The decay of the X(3872) into chi_(cJ) and the Operator Product Expansion in XEFT

XEFT is a low energy effective theory for the X(3872) that can be used to systematically analyze the decay and production of the X(3872) meson, assuming that it is a weakly bound state of charmed mesons. In a previous paper, we calculated the decays of X(3872) into \chi_{cJ} plus pions using a two-step procedure in which Heavy Hadron Chiral Perturbation Theory (HH\chiPT) amplitudes are matched onto XEFT operators and then X(3872) decay rates are then calculated using these operators. The procedure leads to IR divergences in the three-body decay X(3872) \to \chi_{cJ} \pi \pi when virtual D mesons can go on-shell in tree level HH\chiPT diagrams. In previous work, we regulated these IR divergences with the $D^{*0}$ width.

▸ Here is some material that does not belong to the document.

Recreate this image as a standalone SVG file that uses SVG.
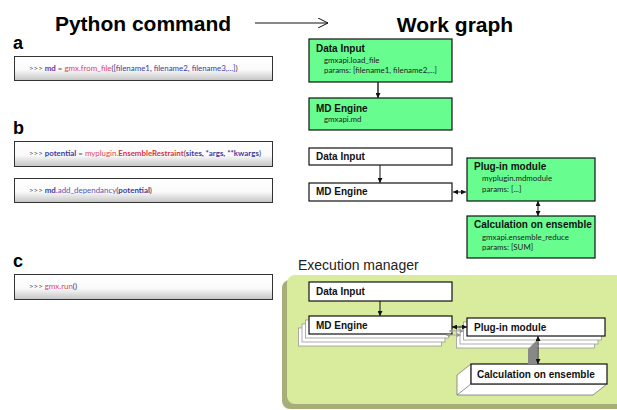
<svg xmlns="http://www.w3.org/2000/svg" width="617" height="410" viewBox="0 0 617 410">
<style>
.title{font-family:"Liberation Sans",Arial,sans-serif;font-weight:bold;font-size:21px;fill:#000}
.lbl{font-family:"Liberation Sans",Arial,sans-serif;font-weight:bold;font-size:18px;fill:#000}
.code{fill:url(#cg);stroke:#333;stroke-width:1}
.ct{font-family:Lato,"Open Sans",sans-serif;font-size:7.9px;fill:#555}
.p{fill:#555}.pur{fill:#6b35a0;font-weight:bold}.red{fill:#e0455a}.redb{fill:#d8303f;font-weight:bold}.blu{fill:#3a3a9c}.blub{fill:#3a3a9c;font-weight:bold}.dk{fill:#333}.bl2{fill:#5555b5}
.gn{fill:#68fd8f;stroke:#111;stroke-width:1.2}
.wn{fill:#fff;stroke:#111;stroke-width:1.2}
.st{fill:#fff;stroke:#999;stroke-width:0.8}
.h{font-family:"Liberation Sans",Arial,sans-serif;font-weight:bold;font-size:10px;fill:#111}
.s{font-family:Lato,"Open Sans",sans-serif;font-size:7.9px;fill:#222}
.ar{stroke:#111;stroke-width:1;fill:none}
</style>
<defs>
<linearGradient id="cg" x1="0" y1="0" x2="0" y2="1">
<stop offset="0" stop-color="#fff"/>
<stop offset="0.55" stop-color="#fafafa"/>
<stop offset="1" stop-color="#c4c4c4"/>
</linearGradient>
<marker id="ah" viewBox="0 0 6 6" refX="6" refY="3" markerWidth="5" markerHeight="5" markerUnits="userSpaceOnUse" orient="auto-start-reverse">
<path d="M0,0 L6,3 L0,6 z" fill="#111"/>
</marker>
<marker id="ahg" viewBox="0 0 6 6" refX="6" refY="3" markerWidth="4" markerHeight="4" markerUnits="userSpaceOnUse" orient="auto-start-reverse">
<path d="M0,0 L6,3 L0,6 z" fill="#999"/>
</marker>
<marker id="chev" viewBox="0 0 10 10" refX="10" refY="5" markerWidth="10" markerHeight="10" markerUnits="userSpaceOnUse" orient="auto">
<path d="M0,0 L10,5 L0,10" fill="none" stroke="#111" stroke-width="1"/>
</marker>
</defs>
<rect width="617" height="410" fill="#fff"/>

<g id="headings">
<text class="title" x="143" y="31" text-anchor="middle">Python command</text>
<text class="title" x="455" y="32" text-anchor="middle">Work graph</text>
<text class="lbl" x="13" y="49">a</text>
<text class="lbl" x="13" y="134">b</text>
<text class="lbl" x="13" y="267">c</text>
</g>

<g id="code-a">
<rect class="code" x="14.5" y="56.5" width="258" height="24"/>
<text class="ct" x="29" y="71"><tspan class="p">&gt;&gt;&gt; </tspan><tspan class="pur">md</tspan><tspan class="p"> = </tspan><tspan class="red">gmx.from_file</tspan><tspan class="dk">(</tspan><tspan class="blu">[filename1, filename2, filename3,...]</tspan><tspan class="dk">)</tspan></text>
</g>
<g id="code-b1">
<rect class="code" x="14.5" y="141.5" width="258" height="25"/>
<text class="ct" x="29" y="156"><tspan class="p">&gt;&gt;&gt; </tspan><tspan class="blub">potential</tspan><tspan class="p"> = </tspan><tspan class="red">myplugin.</tspan><tspan class="redb">EnsembleRestraint</tspan><tspan class="dk">(</tspan><tspan class="blub">sites, *args, **kwargs</tspan><tspan class="dk">)</tspan></text>
</g>
<g id="code-b2">
<rect class="code" x="14.5" y="178.5" width="258" height="24"/>
<text class="ct" x="29" y="193"><tspan class="p">&gt;&gt;&gt; </tspan><tspan class="blub">md</tspan><tspan class="bl2">.add_dependancy</tspan><tspan class="dk">(</tspan><tspan class="blub">potential</tspan><tspan class="dk">)</tspan></text>
</g>
<g id="code-c">
<rect class="code" x="14.5" y="274.5" width="258" height="25"/>
<text class="ct" x="29" y="289"><tspan class="p">&gt;&gt;&gt; </tspan><tspan class="red">gmx.run</tspan><tspan class="dk">()</tspan></text>
</g>

<g id="a-data-input">
<rect class="gn" x="309" y="39" width="143" height="43"/>
<text class="h" x="316" y="52">Data Input</text>
<text class="s" x="324" y="63">gmxapi.load_file</text>
<text class="s" x="324" y="73">params: [filename1, filename2,...]</text>
</g>
<g id="a-md-engine">
<rect class="gn" x="309" y="98" width="143" height="32"/>
<text class="h" x="316" y="112">MD Engine</text>
<text class="s" x="324" y="122">gmxapi.md</text>
</g>

<g id="b-data-input">
<rect class="wn" x="309" y="148" width="143" height="17"/>
<text class="h" x="316" y="160">Data Input</text>
</g>
<g id="b-md-engine">
<rect class="wn" x="309" y="183" width="143" height="18"/>
<text class="h" x="316" y="195">MD Engine</text>
</g>
<g id="b-plugin">
<rect class="gn" x="467" y="158" width="128" height="43"/>
<text class="h" x="474" y="170">Plug-in module</text>
<text class="s" x="482" y="181">myplugin.mdmodule</text>
<text class="s" x="482" y="192">params: [...]</text>
</g>
<g id="b-calc">
<rect class="gn" x="467" y="216" width="128" height="42"/>
<text class="h" x="474" y="228">Calculation on ensemble</text>
<text class="s" x="482" y="240">gmxapi.ensemble_reduce</text>
<text class="s" x="482" y="250">params: [SUM]</text>
</g>

<g id="exec-manager">
<text x="298" y="270" font-family="Liberation Sans,Arial,sans-serif" font-size="14" fill="#222">Execution manager</text>
<rect x="282" y="280" width="345" height="129" rx="8" fill="#a7ae78"/>
<rect x="287" y="275" width="340" height="129" rx="8" fill="#d9ec9e"/>
</g>

<g id="c-data-input">
<rect class="wn" x="309" y="282" width="143" height="19"/>
<text class="h" x="316" y="295">Data Input</text>
</g>
<g id="c-md-engine">
<rect class="st" x="298.5" y="328" width="143" height="18"/>
<rect class="st" x="302" y="324" width="143" height="18"/>
<rect class="st" x="305.5" y="320" width="143" height="18"/>
<rect class="wn" x="309" y="316" width="143" height="18"/>
<text class="h" x="316" y="329">MD Engine</text>
</g>
<g id="c-plugin">
<rect class="st" x="456.5" y="330" width="138" height="18"/>
<rect class="st" x="460" y="326" width="138" height="18"/>
<rect class="st" x="463.5" y="322" width="138" height="18"/>
<rect class="wn" x="467" y="318" width="138" height="18"/>
<text class="h" x="474" y="331">Plug-in module</text>
</g>
<g id="c-calc">
<path d="M471,364 L457,375 L457,395 L593,395 L607,384 L471,384 Z" fill="#fff" stroke="#777" stroke-width="0.8"/>
<path d="M471,384 L457,395" stroke="#777" stroke-width="0.8"/>
<rect class="wn" x="471" y="364" width="136" height="20"/>
<text class="h" x="477" y="378">Calculation on ensemble</text>
</g>

<g id="connectors">
<line x1="255" y1="23" x2="328" y2="23" stroke="#111" stroke-width="1" marker-end="url(#chev)"/>
<line x1="378" y1="82" x2="378" y2="98" stroke="#333" stroke-width="1.6" marker-end="url(#ah)"/>
<line class="ar" x1="380" y1="165" x2="380" y2="183" marker-end="url(#ah)"/>
<line class="ar" x1="453" y1="192" x2="466" y2="192" marker-start="url(#ah)" marker-end="url(#ah)"/>
<line class="ar" x1="538" y1="201" x2="538" y2="216" marker-start="url(#ah)" marker-end="url(#ah)"/>
<line class="ar" x1="380" y1="301" x2="380" y2="316" marker-end="url(#ah)"/>
<line x1="446" y1="335" x2="461" y2="335" stroke="#999" stroke-width="0.8" marker-start="url(#ahg)" marker-end="url(#ahg)"/>
<line x1="449" y1="331" x2="464" y2="331" stroke="#999" stroke-width="0.8" marker-start="url(#ahg)" marker-end="url(#ahg)"/>
<line class="ar" x1="452" y1="327" x2="467" y2="327" marker-start="url(#ah)" marker-end="url(#ah)"/>
<path d="M528,349 L537,340 L537,364 L528,364 Z" fill="#888"/>
<line class="ar" x1="538" y1="336" x2="538" y2="364" marker-start="url(#ah)" marker-end="url(#ah)"/>
</g>
</svg>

In this work, we carefully analyze X(3872) \to \chi_{cJ} \pi^0 and X(3872) \to \chi_{cJ} \pi \pi using the operator product expansion (OPE) in XEFT. Forward scattering amplitudes in HH\chiPT are matched onto local operators in XEFT, the imaginary parts of which are responsible for the decay of the X(3872). Here we show that the IR divergences are regulated by the binding momentum of the X(3872) rather than the width of the D^{*0} meson. In the OPE, these IR divergences cancel in the calculation of the matching coefficients so the correct predictions for the X(3872) \to \chi_{c1} \pi \pi do not receive enhancements due to the width of the D^{*0}. We give updated predictions for the decay X(3872) \to \chi_{c1} \pi \pi at leading order in XEFT.